(Stored records)
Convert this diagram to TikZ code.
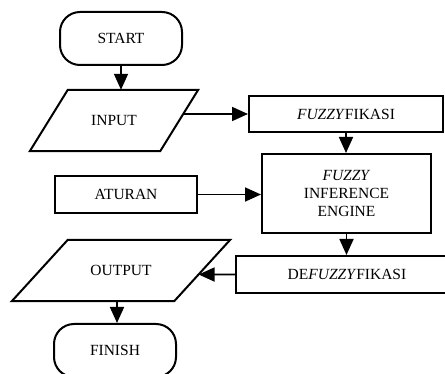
\documentclass[tikz,border=0pt]{standalone}
\usepackage{fontspec}
\setmainfont{Liberation Serif}
\usetikzlibrary{arrows.meta,calc}
\tikzset{
  txt/.style={inner sep=0pt, align=center, font=\fontsize{15.5}{18}\selectfont},
  box/.style={txt, draw, line width=2pt},
  term/.style={box, rounded corners=20pt, minimum width=122pt, minimum height=53pt},
  edge/.style={line width=2pt, line join=miter},
  arr/.style={line width=1.8pt, -{Triangle[length=16pt,width=14pt]}}
}
\begin{document}
\begin{tikzpicture}[x=1pt,y=-1pt]
\clip (0,0) rectangle (445,374);
% terminals
\node[term] (start) at (121,38.5) {START};
\node[term] (finish) at (115,350.5) {FINISH};
% input parallelogram
\node[txt, minimum width=130pt, minimum height=61pt] (input) at (114,120.5) {INPUT};
\coordinate (inTL) at ([xshift=19pt]input.north west);
\coordinate (inTR) at ([xshift=19pt]input.north east);
\coordinate (inBR) at ([xshift=-19pt]input.south east);
\coordinate (inBL) at ([xshift=-19pt]input.south west);
\draw[edge] (inTL) -- (inTR) -- (inBR) -- (inBL) -- cycle;
% output parallelogram
\node[txt, minimum width=162pt, minimum height=61pt] (output) at (121,270.5) {OUTPUT};
\coordinate (outTL) at ([xshift=28pt]output.north west);
\coordinate (outTR) at ([xshift=28pt]output.north east);
\coordinate (outBR) at ([xshift=-28pt]output.south east);
\coordinate (outBL) at ([xshift=-28pt]output.south west);
\draw[edge] (outTL) -- (outTR) -- (outBR) -- (outBL) -- cycle;
% process boxes
\node[box, minimum width=194pt, minimum height=36pt] (fuzz) at (346,114) {\textit{FUZZY}FIKASI};
\node[box, minimum width=169pt, minimum height=79pt] (fie) at (346.5,193.5) {\textit{FUZZY}\\INFERENCE\\ENGINE};
\node[box, minimum width=142pt, minimum height=37pt] (aturan) at (126,194.5) {ATURAN};
\node[box, minimum width=222pt, minimum height=37pt] (def) at (347,274.5) {DE\textit{FUZZY}FIKASI};
% connectors
\draw[arr] (start.south) -- (start.south |- input.north);
\draw[arr] (intersection of inTR--inBR and fuzz.west--fuzz.east) -- (fuzz.west);
\draw[arr] (fuzz.south) -- (fuzz.south |- fie.north);
\draw[arr] (aturan.east) -- (aturan.east -| fie.west);
\draw[arr] (fie.south) -- (fie.south |- def.north);
\draw[arr] (def.west) -- (intersection of outTR--outBR and def.west--def.east);
\draw[arr] ([xshift=2pt]finish.north |- output.south) -- ([xshift=2pt]finish.north);
\end{tikzpicture}
\end{document}
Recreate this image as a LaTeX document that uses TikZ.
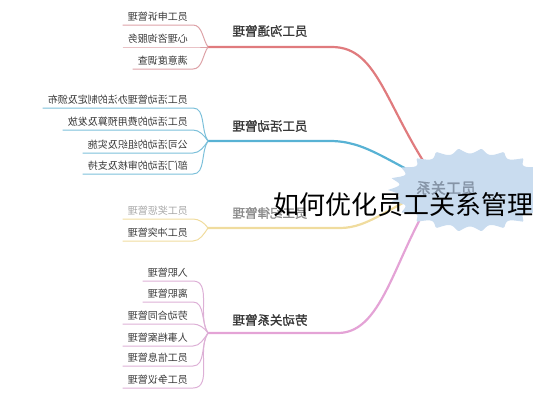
\documentclass[tikz,border=0pt]{standalone}
\usepackage{fontspec}
\usepackage{tikz}

\newfontfamily\cjk{Noto Sans CJK SC}
\newfontfamily\cjkheavy{Noto Sans CJK SC}[FakeBold=1.6]
\newcommand{\mirr}[1]{\reflectbox{#1}}

\definecolor{talkred}{HTML}{E07B7E}
\definecolor{talkredlt}{HTML}{DDA2A7}
\definecolor{actblue}{HTML}{58B2D4}
\definecolor{actbluelt}{HTML}{7CC0DA}
\definecolor{rulegold}{HTML}{F0DC9E}
\definecolor{laborpink}{HTML}{E4A3D6}
\definecolor{laborpinklt}{HTML}{DDB0D6}
\definecolor{burstblue}{HTML}{C9DCEF}
\definecolor{hubgray}{HTML}{8594A6}

\tikzset{
	kid/.style={anchor=south east, inner xsep=5pt, inner ysep=2pt, text height=8pt, text depth=2pt,
		font=\cjk\fontsize{10}{12}\selectfont, text=black!78},
	topic/.style={font=\cjkheavy\fontsize{12.5}{14}\selectfont, text=black!78},
	twig/.style={line width=1pt},
	bough/.style={line width=2.2pt, line cap=round},
	fromup/.style={out=0, in=125, looseness=0.9},
	fromdown/.style={out=0, in=235, looseness=0.9},
}

\begin{document}
\begin{tikzpicture}[x=1pt, y=-1pt]
	\useasboundingbox (0,0) rectangle (533,400);

	\coordinate (hub) at (440,186);
	\coordinate (jred) at (208,47);
	\coordinate (jblue) at (208,141);
	\coordinate (jgold) at (208,228);
	\coordinate (jpink) at (208,333);

	\node[topic] (redtopic) at (270,31) {\mirr{员工沟通管理}};
	\node[topic] (bluetopic) at (270,126) {\mirr{员工活动管理}};
	\node[topic, text=black!45] (goldtopic) at (270,213) {\mirr{员工纪律管理}};
	\node[topic] (pinktopic) at (270,320) {\mirr{劳动关系管理}};

	\draw[bough, talkred] (jred) -- (332,47) .. controls (380,47) and (385,110) .. (hub);
	\draw[bough, actblue] (jblue) -- (330,141) .. controls (365,141) and (385,160) .. (hub);
	\draw[bough, rulegold] (jgold) -- (340,228) .. controls (370,228) and (390,205) .. (hub);
	\draw[bough, laborpink] (jpink) -- (338,333) .. controls (385,333) and (395,250) .. (hub);

	\node[kid] (red1) at (193,25) {\mirr{员工申诉管理}};
	\node[kid] (red2) at (193,47) {\mirr{心理咨询服务}};
	\node[kid] (red3) at (193,69) {\mirr{满意度调查}};
	\draw[twig, talkredlt] (red1.south west) -- (red1.south east) to[fromup] (jred);
	\draw[twig, talkredlt] (red2.south west) -- (red2.south east) -- (jred);
	\draw[twig, talkredlt] (red3.south west) -- (red3.south east) to[fromdown] (jred);

	\node[kid] (blue1) at (193,108) {\mirr{员工活动管理办法的制定及颁布}};
	\node[kid] (blue2) at (193,130) {\mirr{员工活动的费用预算及发放}};
	\node[kid] (blue3) at (193,153) {\mirr{公司活动的组织及实施}};
	\node[kid] (blue4) at (193,174) {\mirr{部门活动的审核及支持}};
	\draw[twig, actbluelt] (blue1.south west) -- (blue1.south east) to[fromup] (jblue);
	\draw[twig, actbluelt] (blue2.south west) -- (blue2.south east) to[fromup] (jblue);
	\draw[twig, actbluelt] (blue3.south west) -- (blue3.south east) to[fromdown] (jblue);
	\draw[twig, actbluelt] (blue4.south west) -- (blue4.south east) to[fromdown] (jblue);

	\node[kid, text=black!35] (gold1) at (193,219) {\mirr{员工奖惩管理}};
	\node[kid] (gold2) at (193,241) {\mirr{员工冲突管理}};
	\draw[twig, rulegold] (gold1.south west) -- (gold1.south east) to[fromup] (jgold);
	\draw[twig, rulegold] (gold2.south west) -- (gold2.south east) to[fromdown] (jgold);

	\node[kid] (pink1) at (193,281) {\mirr{入职管理}};
	\node[kid] (pink2) at (193,302) {\mirr{离职管理}};
	\node[kid] (pink3) at (193,324) {\mirr{劳动合同管理}};
	\node[kid] (pink4) at (193,346) {\mirr{人事档案管理}};
	\node[kid] (pink5) at (193,366) {\mirr{员工信息管理}};
	\node[kid] (pink6) at (193,388) {\mirr{员工争议管理}};
	\draw[twig, laborpinklt] (pink1.south west) -- (pink1.south east) to[fromup] (jpink);
	\draw[twig, laborpinklt] (pink2.south west) -- (pink2.south east) to[fromup] (jpink);
	\draw[twig, laborpinklt] (pink3.south west) -- (pink3.south east) to[fromup] (jpink);
	\draw[twig, laborpinklt] (pink4.south west) -- (pink4.south east) to[fromdown] (jpink);
	\draw[twig, laborpinklt] (pink5.south west) -- (pink5.south east) to[fromdown] (jpink);
	\draw[twig, laborpinklt] (pink6.south west) -- (pink6.south east) to[fromdown] (jpink);

	\fill[burstblue] plot[domain=0:360, samples=241, variable=\t]
		({470+82*cos(\t)*(1-0.13*abs(sin(11*\t)))}, {190+42*sin(\t)*(1-0.13*abs(sin(11*\t)))}) -- cycle;
	\node[font=\cjkheavy\fontsize{15}{17}\selectfont, text=hubgray] (hubtag) at (446,188) {\mirr{员工关系}};

	\node[anchor=west, inner sep=0pt, font=\cjk\fontsize{26}{28}\selectfont] (headline) at (273,205) {如何优化员工关系管理};
\end{tikzpicture}
\end{document}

| DESCRIPTION OF THE TASK |
Give again, word for word, the part that opens with the line containing "Recreate this image" and closes with the one containing "(jpink) at (208,333);". Include both of those lines and skip all pictures.

| THE SOLUTION |
Recreate this image as a LaTeX document that uses TikZ.
\documentclass[tikz,border=0pt]{standalone}
\usepackage{fontspec}
\usepackage{tikz}

\newfontfamily\cjk{Noto Sans CJK SC}
\newfontfamily\cjkheavy{Noto Sans CJK SC}[FakeBold=1.6]
\newcommand{\mirr}[1]{\reflectbox{#1}}

\definecolor{talkred}{HTML}{E07B7E}
\definecolor{talkredlt}{HTML}{DDA2A7}
\definecolor{actblue}{HTML}{58B2D4}
\definecolor{actbluelt}{HTML}{7CC0DA}
\definecolor{rulegold}{HTML}{F0DC9E}
\definecolor{laborpink}{HTML}{E4A3D6}
\definecolor{laborpinklt}{HTML}{DDB0D6}
\definecolor{burstblue}{HTML}{C9DCEF}
\definecolor{hubgray}{HTML}{8594A6}

\tikzset{
	kid/.style={anchor=south east, inner xsep=5pt, inner ysep=2pt, text height=8pt, text depth=2pt,
		font=\cjk\fontsize{10}{12}\selectfont, text=black!78},
	topic/.style={font=\cjkheavy\fontsize{12.5}{14}\selectfont, text=black!78},
	twig/.style={line width=1pt},
	bough/.style={line width=2.2pt, line cap=round},
	fromup/.style={out=0, in=125, looseness=0.9},
	fromdown/.style={out=0, in=235, looseness=0.9},
}

\begin{document}
\begin{tikzpicture}[x=1pt, y=-1pt]
	\useasboundingbox (0,0) rectangle (533,400);

	\coordinate (hub) at (440,186);
	\coordinate (jred) at (208,47);
	\coordinate (jblue) at (208,141);
	\coordinate (jgold) at (208,228);
	\coordinate (jpink) at (208,333);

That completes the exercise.